* TASK INSTRUCTIONS *
Retype word for word the first line of the listing and each line after it up to the line with "plt.rcParams['axes.unicode_minus'] = False", with the pictures taken out.

══ DATA FOR THE TASK ══

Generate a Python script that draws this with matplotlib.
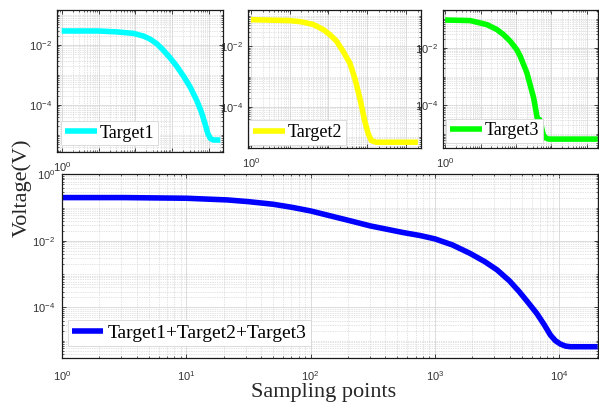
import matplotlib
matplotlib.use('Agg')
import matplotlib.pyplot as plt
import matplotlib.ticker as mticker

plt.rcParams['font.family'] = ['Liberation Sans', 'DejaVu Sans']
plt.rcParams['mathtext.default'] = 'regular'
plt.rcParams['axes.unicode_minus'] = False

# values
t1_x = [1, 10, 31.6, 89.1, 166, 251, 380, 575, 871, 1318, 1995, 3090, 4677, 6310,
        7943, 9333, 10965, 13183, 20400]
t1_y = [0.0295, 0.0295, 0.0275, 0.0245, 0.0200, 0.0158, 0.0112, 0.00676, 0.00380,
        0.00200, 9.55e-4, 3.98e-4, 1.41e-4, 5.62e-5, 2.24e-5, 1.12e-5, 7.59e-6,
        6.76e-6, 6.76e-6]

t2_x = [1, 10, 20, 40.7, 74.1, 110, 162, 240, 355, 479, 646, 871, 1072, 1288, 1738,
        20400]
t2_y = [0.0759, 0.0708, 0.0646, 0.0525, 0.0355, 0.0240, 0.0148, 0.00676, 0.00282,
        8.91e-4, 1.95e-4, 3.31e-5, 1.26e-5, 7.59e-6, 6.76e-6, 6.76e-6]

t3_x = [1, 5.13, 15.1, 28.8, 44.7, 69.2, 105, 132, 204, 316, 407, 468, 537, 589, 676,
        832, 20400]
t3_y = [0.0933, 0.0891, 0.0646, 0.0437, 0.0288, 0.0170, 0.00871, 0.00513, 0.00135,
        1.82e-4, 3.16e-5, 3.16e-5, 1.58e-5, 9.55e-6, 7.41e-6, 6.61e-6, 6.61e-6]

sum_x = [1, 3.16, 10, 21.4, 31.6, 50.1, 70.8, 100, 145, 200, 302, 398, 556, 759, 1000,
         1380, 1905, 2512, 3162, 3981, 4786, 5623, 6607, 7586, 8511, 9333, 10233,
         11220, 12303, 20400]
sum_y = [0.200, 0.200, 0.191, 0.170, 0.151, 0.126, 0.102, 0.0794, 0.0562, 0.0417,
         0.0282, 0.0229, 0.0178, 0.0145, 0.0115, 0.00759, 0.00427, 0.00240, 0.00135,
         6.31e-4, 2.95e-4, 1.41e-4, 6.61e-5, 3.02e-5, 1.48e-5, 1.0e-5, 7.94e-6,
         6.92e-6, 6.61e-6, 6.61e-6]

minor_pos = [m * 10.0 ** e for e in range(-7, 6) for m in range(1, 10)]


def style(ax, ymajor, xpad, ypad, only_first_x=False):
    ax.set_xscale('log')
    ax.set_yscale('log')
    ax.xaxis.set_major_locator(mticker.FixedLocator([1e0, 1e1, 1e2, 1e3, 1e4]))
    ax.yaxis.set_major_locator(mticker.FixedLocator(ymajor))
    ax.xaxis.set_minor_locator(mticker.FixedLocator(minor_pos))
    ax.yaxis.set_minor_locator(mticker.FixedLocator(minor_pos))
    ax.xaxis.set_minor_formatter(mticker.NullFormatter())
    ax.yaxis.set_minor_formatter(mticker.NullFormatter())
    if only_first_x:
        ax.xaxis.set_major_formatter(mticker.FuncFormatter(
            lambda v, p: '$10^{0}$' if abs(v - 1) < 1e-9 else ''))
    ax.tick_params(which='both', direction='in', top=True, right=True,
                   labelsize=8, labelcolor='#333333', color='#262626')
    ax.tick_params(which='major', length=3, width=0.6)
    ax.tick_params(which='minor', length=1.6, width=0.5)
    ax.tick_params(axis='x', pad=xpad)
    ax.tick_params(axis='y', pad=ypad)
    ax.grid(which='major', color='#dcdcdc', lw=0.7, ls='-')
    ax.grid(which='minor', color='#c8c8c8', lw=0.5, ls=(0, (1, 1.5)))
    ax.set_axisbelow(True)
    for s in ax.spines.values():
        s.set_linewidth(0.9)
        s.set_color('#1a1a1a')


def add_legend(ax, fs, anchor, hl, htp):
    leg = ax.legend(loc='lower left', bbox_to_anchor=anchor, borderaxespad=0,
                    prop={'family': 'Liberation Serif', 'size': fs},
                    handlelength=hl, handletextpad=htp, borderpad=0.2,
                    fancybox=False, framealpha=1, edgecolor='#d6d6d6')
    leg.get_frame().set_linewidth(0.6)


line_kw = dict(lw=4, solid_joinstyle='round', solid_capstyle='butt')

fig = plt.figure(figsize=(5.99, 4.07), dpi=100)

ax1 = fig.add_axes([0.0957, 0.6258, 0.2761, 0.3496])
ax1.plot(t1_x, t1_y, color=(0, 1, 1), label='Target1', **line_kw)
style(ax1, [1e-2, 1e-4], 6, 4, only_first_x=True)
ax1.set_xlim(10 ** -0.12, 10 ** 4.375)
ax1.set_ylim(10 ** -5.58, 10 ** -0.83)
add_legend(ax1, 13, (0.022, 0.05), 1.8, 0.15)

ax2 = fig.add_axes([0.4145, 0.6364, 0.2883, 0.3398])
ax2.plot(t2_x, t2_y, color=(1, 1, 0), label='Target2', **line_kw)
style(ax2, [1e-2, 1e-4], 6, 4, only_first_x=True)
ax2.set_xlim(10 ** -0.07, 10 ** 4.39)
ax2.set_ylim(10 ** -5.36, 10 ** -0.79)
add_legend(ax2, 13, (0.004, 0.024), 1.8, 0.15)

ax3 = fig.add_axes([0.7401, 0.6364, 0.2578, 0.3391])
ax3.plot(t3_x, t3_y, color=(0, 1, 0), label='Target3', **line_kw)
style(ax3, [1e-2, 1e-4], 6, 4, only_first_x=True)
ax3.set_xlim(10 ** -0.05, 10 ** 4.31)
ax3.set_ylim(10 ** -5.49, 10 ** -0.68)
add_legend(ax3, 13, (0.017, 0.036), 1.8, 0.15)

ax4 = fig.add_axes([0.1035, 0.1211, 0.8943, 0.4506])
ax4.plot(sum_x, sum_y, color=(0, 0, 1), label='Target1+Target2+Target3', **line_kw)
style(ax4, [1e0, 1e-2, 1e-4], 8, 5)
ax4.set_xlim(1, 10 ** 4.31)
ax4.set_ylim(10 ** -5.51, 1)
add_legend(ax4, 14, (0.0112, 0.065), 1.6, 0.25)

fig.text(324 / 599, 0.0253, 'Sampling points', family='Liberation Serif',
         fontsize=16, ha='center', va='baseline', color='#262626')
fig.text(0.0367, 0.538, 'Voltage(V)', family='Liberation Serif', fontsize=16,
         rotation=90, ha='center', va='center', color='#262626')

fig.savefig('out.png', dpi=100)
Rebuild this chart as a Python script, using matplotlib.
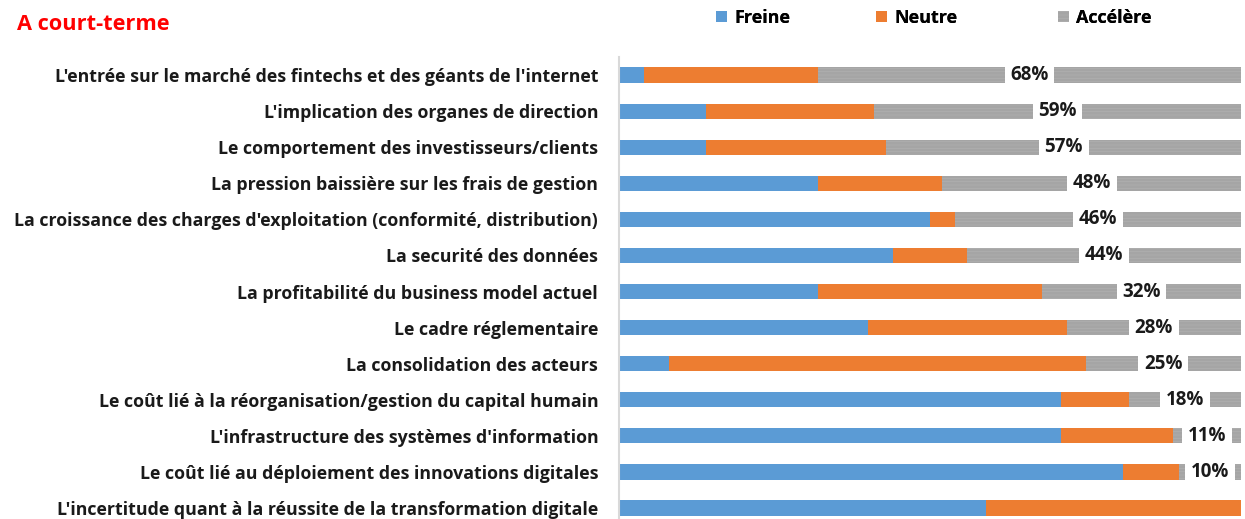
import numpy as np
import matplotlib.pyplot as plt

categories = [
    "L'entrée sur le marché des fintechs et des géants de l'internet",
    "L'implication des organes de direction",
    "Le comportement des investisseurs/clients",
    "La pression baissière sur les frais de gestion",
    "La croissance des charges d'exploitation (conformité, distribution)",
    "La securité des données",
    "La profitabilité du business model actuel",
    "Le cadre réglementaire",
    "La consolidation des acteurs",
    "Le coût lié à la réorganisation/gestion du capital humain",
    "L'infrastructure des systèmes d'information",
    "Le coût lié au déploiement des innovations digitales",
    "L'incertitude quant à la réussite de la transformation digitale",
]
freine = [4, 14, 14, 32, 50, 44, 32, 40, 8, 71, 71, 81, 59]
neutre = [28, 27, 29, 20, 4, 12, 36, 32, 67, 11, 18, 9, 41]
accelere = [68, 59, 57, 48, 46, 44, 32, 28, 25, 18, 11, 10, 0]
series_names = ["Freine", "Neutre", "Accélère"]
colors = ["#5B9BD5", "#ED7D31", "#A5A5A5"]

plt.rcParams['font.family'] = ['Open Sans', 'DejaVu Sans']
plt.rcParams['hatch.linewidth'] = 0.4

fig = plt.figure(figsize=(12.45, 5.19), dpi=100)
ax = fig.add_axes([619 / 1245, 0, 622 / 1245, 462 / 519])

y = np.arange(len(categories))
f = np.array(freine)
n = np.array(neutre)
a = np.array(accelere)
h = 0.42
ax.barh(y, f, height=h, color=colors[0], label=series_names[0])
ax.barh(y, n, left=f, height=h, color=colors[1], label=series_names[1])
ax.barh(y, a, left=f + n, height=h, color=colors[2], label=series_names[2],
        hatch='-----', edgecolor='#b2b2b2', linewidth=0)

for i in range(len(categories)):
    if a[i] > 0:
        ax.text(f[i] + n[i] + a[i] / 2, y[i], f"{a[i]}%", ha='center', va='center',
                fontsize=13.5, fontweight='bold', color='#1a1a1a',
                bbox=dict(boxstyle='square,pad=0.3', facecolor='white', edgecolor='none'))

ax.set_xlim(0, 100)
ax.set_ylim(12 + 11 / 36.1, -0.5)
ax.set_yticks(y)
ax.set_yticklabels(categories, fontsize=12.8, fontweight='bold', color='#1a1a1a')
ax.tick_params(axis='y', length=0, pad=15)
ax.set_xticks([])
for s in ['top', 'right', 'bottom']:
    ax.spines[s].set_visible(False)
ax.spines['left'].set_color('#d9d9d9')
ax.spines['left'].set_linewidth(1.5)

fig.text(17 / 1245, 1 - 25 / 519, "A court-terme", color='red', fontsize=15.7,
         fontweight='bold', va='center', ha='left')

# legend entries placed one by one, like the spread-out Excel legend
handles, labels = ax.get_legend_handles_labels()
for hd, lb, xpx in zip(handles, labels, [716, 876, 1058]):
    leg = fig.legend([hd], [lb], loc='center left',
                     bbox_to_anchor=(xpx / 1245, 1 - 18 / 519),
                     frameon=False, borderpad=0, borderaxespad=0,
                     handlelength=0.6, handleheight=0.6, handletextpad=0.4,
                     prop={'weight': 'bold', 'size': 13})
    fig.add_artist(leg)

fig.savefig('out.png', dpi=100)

═══

* RESPONSE TO THIS EXERCISE *
Generate a Python script that draws this with matplotlib.
import matplotlib
matplotlib.use('Agg')
import matplotlib.pyplot as plt
import matplotlib.ticker as mticker

plt.rcParams['font.family'] = ['Liberation Sans', 'DejaVu Sans']
plt.rcParams['mathtext.default'] = 'regular'
plt.rcParams['axes.unicode_minus'] = False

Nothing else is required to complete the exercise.